I looked at my husband in pain. A tear escaped my eyes. I loved him. But for my Kasirra, there is no limit I won’t cross.
“Hey, it will be okay soon. I believe in you” he said.
He caressed my face as he tried to hug me. I hugged him one last time. As he released me from the hug, he smiled. I didn’t hesitate. I stabbed him deep with my sword. He gasped as he looked down at the sword.
I whimpered and said, “I love you, but I have to do this for Kasiira!”
I expected something like this in return.
HOW COULD YOU?
But he was awfully calm and he said nothing. As he descended down, I knelt down by his side embracing him.
I cried my heart out and shook my head.
He smiled at me and wiped my tears.
I was out of my reverie by the sound of the soldiers thrashing the thieves in the next cell. I still couldn’t understand why he smiled.

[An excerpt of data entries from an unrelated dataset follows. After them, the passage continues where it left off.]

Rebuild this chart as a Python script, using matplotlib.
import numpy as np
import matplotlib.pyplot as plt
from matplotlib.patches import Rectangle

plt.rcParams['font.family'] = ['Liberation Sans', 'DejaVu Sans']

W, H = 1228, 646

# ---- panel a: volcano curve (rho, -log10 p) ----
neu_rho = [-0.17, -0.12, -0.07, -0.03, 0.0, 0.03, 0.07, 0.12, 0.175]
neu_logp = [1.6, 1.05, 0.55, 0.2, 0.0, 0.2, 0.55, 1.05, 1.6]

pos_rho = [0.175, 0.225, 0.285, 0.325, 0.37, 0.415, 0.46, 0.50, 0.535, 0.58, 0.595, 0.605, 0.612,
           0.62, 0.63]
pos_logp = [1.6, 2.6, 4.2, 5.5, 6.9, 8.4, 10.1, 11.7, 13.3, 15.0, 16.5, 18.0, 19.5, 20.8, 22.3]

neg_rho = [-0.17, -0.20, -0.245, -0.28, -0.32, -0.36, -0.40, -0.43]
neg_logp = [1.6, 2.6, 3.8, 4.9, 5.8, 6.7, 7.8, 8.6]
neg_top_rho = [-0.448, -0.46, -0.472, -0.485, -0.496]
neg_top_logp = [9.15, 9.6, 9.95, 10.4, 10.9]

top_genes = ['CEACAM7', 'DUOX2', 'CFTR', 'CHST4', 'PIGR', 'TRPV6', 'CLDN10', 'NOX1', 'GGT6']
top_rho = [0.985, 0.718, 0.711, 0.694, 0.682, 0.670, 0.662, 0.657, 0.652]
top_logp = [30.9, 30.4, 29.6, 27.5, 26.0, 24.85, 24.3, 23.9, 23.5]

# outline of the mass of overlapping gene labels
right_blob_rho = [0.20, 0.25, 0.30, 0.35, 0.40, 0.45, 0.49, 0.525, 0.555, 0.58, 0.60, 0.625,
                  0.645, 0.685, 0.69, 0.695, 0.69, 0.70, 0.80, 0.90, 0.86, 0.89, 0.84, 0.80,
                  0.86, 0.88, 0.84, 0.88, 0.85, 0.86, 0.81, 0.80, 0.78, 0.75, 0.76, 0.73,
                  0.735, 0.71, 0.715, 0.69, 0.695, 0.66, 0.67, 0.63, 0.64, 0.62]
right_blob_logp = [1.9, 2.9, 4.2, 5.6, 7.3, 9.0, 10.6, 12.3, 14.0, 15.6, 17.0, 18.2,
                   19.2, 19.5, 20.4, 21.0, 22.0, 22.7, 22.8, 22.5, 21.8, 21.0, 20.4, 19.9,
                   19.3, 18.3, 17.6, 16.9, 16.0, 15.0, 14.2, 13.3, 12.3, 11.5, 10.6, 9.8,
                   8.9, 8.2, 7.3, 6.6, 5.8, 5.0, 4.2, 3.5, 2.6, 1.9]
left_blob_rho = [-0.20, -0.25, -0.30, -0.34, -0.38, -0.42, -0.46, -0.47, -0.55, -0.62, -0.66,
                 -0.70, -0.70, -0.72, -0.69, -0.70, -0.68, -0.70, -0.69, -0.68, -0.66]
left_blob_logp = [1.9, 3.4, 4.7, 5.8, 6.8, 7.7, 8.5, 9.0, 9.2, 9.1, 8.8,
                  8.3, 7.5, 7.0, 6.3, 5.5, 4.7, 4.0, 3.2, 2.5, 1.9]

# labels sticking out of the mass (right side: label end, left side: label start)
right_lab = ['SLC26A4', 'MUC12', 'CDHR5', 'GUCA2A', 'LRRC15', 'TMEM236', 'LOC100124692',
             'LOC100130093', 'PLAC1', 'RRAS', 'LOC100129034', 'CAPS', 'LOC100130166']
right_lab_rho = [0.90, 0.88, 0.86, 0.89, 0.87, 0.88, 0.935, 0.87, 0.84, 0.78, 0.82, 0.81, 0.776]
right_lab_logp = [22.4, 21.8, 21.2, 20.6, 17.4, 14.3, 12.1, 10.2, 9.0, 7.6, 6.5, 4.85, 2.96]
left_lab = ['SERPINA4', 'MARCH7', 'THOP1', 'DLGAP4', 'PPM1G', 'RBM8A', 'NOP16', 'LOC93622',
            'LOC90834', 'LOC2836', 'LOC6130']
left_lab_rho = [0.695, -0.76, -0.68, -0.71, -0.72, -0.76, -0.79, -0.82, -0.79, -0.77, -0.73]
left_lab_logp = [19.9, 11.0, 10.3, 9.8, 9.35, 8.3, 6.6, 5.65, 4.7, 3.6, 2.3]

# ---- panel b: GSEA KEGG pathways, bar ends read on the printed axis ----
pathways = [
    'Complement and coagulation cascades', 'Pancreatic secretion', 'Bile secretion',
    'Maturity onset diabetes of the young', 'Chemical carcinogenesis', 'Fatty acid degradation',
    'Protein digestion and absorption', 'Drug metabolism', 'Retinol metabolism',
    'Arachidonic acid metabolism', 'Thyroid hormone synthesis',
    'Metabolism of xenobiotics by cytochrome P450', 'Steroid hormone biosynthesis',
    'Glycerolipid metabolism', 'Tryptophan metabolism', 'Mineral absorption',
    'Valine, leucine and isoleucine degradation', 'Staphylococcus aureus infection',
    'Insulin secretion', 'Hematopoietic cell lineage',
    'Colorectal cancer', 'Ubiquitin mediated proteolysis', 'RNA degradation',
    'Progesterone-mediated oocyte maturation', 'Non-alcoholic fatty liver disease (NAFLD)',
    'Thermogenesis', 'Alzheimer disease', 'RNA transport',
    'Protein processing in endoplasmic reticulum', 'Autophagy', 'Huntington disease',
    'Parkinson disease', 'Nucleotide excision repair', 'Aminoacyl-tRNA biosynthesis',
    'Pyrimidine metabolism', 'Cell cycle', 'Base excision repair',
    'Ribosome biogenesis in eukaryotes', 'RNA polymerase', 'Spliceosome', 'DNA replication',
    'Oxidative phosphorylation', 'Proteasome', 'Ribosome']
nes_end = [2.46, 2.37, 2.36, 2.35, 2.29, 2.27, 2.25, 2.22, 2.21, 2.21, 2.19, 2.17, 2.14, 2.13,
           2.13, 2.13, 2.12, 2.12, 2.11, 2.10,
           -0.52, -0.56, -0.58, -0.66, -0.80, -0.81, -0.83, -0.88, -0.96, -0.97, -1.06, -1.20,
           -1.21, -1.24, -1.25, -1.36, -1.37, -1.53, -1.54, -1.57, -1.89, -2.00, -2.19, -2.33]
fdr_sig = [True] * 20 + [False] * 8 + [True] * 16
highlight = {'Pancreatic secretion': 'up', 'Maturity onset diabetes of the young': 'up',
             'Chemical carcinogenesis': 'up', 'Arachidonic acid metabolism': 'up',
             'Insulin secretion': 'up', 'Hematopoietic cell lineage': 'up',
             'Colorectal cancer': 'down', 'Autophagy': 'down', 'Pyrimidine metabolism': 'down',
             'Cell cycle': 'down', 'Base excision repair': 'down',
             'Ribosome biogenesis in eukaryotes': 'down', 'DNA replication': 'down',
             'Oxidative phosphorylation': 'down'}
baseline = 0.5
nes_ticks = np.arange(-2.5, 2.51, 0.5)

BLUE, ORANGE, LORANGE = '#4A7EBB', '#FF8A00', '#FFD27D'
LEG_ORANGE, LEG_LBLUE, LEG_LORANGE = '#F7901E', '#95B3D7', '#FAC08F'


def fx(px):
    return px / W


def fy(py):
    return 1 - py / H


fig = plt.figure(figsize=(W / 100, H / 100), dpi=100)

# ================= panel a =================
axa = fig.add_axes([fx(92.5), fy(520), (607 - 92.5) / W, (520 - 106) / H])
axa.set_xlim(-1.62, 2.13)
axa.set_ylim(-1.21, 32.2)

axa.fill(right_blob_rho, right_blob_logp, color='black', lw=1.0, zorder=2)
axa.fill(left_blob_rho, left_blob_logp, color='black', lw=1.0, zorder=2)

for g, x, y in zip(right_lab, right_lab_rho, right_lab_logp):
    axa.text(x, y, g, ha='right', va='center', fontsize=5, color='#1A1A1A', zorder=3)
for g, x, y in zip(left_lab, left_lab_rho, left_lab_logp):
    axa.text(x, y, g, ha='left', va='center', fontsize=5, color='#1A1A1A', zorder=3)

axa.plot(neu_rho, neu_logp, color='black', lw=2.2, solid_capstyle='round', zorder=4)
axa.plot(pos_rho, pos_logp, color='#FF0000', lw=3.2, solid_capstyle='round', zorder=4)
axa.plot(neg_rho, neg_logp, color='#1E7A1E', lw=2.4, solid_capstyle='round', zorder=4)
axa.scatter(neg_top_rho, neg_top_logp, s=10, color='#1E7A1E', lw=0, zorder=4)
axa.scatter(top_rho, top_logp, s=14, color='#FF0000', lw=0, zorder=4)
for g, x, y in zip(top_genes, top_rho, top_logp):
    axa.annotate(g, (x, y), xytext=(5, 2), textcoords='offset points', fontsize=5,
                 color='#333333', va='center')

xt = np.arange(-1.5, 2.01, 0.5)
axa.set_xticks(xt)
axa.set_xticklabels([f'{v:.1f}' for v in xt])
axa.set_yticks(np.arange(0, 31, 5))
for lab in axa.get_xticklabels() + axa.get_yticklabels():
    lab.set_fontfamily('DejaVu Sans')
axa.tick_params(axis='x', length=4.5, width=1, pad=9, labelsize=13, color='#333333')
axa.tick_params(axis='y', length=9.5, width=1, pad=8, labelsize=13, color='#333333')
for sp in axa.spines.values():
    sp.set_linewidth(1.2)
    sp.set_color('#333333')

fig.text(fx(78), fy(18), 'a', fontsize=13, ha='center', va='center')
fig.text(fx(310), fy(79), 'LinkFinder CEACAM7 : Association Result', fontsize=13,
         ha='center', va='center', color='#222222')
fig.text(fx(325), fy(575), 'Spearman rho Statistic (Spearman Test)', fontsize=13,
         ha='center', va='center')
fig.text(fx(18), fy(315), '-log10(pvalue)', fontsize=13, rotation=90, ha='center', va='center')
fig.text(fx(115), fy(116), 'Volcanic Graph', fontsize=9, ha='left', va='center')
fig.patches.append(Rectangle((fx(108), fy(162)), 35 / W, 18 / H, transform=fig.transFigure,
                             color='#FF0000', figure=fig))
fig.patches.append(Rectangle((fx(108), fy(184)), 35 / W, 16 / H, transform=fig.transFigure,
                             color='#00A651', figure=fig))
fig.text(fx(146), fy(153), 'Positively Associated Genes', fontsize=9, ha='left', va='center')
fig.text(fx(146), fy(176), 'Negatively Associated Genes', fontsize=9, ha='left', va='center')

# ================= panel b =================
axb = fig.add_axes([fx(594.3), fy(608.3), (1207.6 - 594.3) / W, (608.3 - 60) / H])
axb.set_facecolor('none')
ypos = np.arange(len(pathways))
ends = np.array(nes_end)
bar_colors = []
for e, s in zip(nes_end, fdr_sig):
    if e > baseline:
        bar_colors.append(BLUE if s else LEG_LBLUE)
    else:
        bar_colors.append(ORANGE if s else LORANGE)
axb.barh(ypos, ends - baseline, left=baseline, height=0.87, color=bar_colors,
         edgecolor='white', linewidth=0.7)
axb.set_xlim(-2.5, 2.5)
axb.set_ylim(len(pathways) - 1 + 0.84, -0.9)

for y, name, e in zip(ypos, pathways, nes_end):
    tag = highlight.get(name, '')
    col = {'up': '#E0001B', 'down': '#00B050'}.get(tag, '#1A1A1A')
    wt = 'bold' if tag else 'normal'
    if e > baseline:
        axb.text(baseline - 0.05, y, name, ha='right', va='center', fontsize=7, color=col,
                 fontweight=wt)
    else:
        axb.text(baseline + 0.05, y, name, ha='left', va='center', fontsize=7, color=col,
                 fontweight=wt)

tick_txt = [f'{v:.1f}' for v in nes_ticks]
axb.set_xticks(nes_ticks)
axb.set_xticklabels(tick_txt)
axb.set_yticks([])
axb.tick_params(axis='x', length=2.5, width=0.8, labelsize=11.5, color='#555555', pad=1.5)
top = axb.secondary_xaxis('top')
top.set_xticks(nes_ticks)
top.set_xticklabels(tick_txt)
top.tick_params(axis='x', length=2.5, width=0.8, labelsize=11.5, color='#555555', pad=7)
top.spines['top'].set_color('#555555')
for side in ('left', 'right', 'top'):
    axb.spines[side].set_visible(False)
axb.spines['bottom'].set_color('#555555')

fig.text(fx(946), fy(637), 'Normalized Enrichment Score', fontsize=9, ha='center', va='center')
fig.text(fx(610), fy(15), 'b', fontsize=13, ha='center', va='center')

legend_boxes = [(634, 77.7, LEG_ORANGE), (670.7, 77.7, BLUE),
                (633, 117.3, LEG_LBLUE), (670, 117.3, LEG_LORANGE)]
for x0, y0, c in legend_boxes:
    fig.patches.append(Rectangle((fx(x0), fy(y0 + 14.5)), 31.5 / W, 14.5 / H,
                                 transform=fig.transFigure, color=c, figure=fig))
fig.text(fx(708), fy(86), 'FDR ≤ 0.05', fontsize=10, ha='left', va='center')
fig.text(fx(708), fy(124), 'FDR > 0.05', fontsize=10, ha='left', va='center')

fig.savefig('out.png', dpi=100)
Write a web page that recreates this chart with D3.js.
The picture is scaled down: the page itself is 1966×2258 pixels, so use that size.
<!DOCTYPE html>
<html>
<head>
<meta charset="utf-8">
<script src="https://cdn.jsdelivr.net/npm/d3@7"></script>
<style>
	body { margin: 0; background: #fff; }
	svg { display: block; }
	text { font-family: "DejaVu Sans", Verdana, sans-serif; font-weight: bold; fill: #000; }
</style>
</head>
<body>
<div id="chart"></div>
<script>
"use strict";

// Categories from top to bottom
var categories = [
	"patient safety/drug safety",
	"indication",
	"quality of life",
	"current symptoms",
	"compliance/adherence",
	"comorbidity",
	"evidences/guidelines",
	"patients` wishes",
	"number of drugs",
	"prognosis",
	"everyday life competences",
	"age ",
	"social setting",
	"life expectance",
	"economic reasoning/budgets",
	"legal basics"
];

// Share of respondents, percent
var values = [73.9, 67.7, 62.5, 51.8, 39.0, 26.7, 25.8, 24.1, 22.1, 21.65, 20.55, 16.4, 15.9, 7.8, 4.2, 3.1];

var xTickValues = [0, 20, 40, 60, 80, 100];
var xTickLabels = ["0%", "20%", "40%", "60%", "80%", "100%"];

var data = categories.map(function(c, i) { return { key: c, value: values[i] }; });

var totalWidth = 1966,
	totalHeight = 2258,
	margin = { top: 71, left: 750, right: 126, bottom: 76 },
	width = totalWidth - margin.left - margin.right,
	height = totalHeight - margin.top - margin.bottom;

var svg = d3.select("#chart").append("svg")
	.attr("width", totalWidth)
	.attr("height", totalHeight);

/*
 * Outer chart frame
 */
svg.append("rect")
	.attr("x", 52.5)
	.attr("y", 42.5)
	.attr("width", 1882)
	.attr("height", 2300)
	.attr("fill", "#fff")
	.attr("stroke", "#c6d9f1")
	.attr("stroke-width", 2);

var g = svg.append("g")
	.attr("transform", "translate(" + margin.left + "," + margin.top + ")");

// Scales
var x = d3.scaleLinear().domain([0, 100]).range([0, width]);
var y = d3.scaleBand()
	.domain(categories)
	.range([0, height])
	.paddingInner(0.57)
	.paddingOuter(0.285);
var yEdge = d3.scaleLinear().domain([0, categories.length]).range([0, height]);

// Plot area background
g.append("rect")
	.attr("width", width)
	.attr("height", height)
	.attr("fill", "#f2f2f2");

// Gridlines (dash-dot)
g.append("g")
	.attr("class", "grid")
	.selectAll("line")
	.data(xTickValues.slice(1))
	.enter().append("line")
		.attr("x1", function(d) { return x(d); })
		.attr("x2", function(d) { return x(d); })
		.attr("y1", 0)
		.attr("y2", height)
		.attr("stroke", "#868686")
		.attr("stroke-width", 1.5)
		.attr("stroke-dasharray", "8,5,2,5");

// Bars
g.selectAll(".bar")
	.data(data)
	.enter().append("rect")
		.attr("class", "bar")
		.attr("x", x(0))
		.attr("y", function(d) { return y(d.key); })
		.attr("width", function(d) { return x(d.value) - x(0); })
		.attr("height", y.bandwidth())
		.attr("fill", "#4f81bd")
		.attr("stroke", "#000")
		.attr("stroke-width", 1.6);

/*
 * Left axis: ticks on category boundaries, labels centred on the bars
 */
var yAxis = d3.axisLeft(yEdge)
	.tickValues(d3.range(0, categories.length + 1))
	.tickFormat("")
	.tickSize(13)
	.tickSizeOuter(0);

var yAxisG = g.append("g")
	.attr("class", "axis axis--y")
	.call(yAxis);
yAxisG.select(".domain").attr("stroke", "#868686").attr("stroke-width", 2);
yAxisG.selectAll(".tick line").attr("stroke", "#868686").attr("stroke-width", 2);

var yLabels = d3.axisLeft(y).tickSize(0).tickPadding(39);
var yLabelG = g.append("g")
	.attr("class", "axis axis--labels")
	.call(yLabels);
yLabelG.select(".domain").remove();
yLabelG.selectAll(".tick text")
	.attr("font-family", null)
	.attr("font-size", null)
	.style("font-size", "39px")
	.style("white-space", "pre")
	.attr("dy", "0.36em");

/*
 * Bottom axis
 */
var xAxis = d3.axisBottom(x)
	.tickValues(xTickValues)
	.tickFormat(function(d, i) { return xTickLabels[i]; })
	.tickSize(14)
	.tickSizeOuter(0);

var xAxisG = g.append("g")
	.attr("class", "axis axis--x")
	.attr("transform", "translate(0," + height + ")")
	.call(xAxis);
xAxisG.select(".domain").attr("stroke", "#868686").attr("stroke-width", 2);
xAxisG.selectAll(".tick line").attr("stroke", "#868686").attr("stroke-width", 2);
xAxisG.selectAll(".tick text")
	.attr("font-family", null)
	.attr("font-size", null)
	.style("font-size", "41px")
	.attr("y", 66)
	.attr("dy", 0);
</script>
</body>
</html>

If he had cussed at me or showed some form of anger, it would have been easier. But he did nothing but smile.
I was standing in front of the crowd ready to be executed. The people seemed ferocious and they kept throwing their half-eaten fruits, and other disgusting things at me. All kinds of garbage came at me. All I could think of was my father and my husband. I have failed them both.
There was a commotion and someone rushed to the judge after dashing through the soldiers. It was my husband’s right-hand man Matthias.
He had a few scrolls and letters in his hand. I don’t remember exactly what happened after that. Because it was a lot to process.
All I can say is my husband knew the solution to my problem. He made himself the villain so I would be the savior of the Kasiira. He became the traitor of the kingdom and my act of killing him became heroism.
I wouldn’t go as far as to say that everything was solved immediately. But it was a start. My husband knew something would happen. So he made arrangements to make me the hero in the eyes of my people. He was not afraid of sacrificing his life for me.
I will forever regret what I did. It wasn’t right. It will be my burden for life.
Every story needs a villain. When the misogynistic priests and traders wanted to make me the villain, my husband decided to step in. And for that, I am eternally grateful. I will ensure his sacrifice doesn’t go in vain.
Because he was never the villain in my story.